Акушерка поднесла слуховую трубку к моему животу и искала сердцебиение ребёнка. На ощупь определила положение ребёнка и нашла его хорошим; мол, всё пойдёт как надо, и так оно и было.
Свен протопил квартиру как следует. Сжёг в печи вдвое больше брикетов, чем обычно.
– Свен перерезал пуповину, Беа, слышишь? Важно, что при твоём рождении мы были только втроём, акушерка, Свен и я. Эти роды по старинке обошлись нам в изрядные триста пятьдесят евро, тогда как роды в клинике, с применением всевозможной хайтек-аппаратуры и под наблюдением пяти врачей полностью покрывались бы нашей страховкой.
Сама виновата, скажешь ты теперь, быть может, но это не так. Это пути, которые ведут либо туда, либо сюда, и я хочу, чтобы ты это знала. Что покрывается, что не покрывается, что нести сообща и от чего отказаться – это дело переговоров. Вопрос силы и влияния. Начать уяснять это никогда не рано: обстоятельства, в которых ты живёшь, дались не случайно, но и никак не принудительно. В основе их лежат решения и догматы веры, и тут ты должна спросить: чьи?
Моей матери, к примеру, в своё время акушерка в хорошо оборудованной клинике сказала, что материнское молоко вредно и что грудное вскармливание погубит её грудь. Лучше, дескать, давать ребёнку порошковое молоко, и тут же вручила ей инструкцию, полученную от представителя уже тогда глобальной продовольственной фирмы. У представителя в сумке были не только образцы продукта, но и научные статьи, поэтому он даже не платил акушерке комиссионные за то, что она навязывала роженицам его продукт. Акушерка была убеждена, что делает хорошее дело. Моя мать месяцами питалась одной манной кашей, чтобы сэкономить деньги на баснословно дорогую порошковую молочную смесь, тогда как её собственное молоко в груди перегорело.
– О’кей, – скажешь ты, – жаль, что бабушка тогда не могла купить себе стейк, но погоди-ка, фройляйн, я ещё не управилась.

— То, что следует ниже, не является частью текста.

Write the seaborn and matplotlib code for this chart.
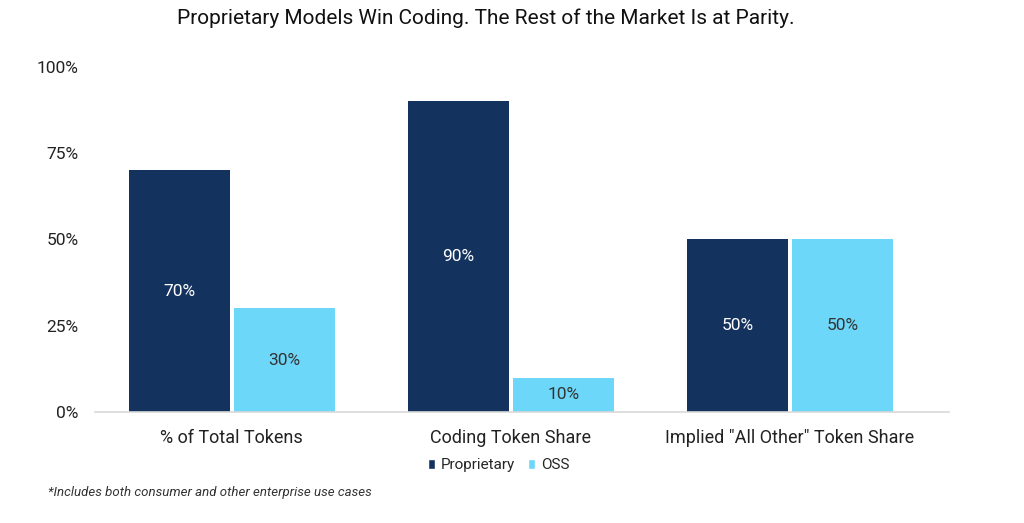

Бабушку тебе жаль, а для детей в Кении и Куала-Лумпур это было смертельно, потому что женщины растягивали этот порошок, разводя водой в бутылочке только половину дозы, и дети умирали от истощения. И тут ты, конечно, опять можешь сказать «сами виноваты», зачем слушались акушерку, а если уж послушались, так надо было придерживаться нормы, указанной на упаковке. Именно это и сказал адвокат этой продовольственной фирмы, и что научный труд о вреде грудного молока не был манипуляцией, а был обоснованным. В материнском молоке и правда нашли вредные вещества – например, удобрения и инсектициды для кукурузы, которая нужна для того, чтобы кормить коров, чьё молоко опять же используется в качестве ядовитой основы для порошка, понимаешь, что я хочу сказать, Беа?
Беа вздыхает. Смотрит на меня этим взглядом, в котором ещё сохраняется след мудрости новорождённых; интересно, когда он окончательно исчезнет, и не отпугиваю ли я его моими историями.
Может быть. Но раз уж я так решила, буду безжалостно просвещать её, говорить ей всё, что знаю.
Январь 2003 года, это ещё в Лейпциге.
Холодное, лютое зимнее утро. Дорогие, сознательно выбранные домашние роды. Эта угольная печь, такая горячая, что уже хочется распахнуть окно, и на свет является маленькая девочка, мой первенец.
Пуповину перерезает Свен, лицо его сосредоточенно. Это выражение сменяется восхищением, когда акушерка передаёт ему новорождённую, чтобы зашить у меня разрыв промежности.
– Ах да, Беа, ты знаешь, что такое разрыв промежности?
Беа зажимает уши ладонями и поёт. Ей не нравится, когда я вхожу в такого рода подробности, однако разрыв промежности даёт превосходный повод лишний раз поговорить о женских половых органах. Я твёрдо решила делать это в присутствии детей как можно чаще, хотя сама, похоже, не нахожу для этого подходящих слов – да и откуда? Мне их не дали.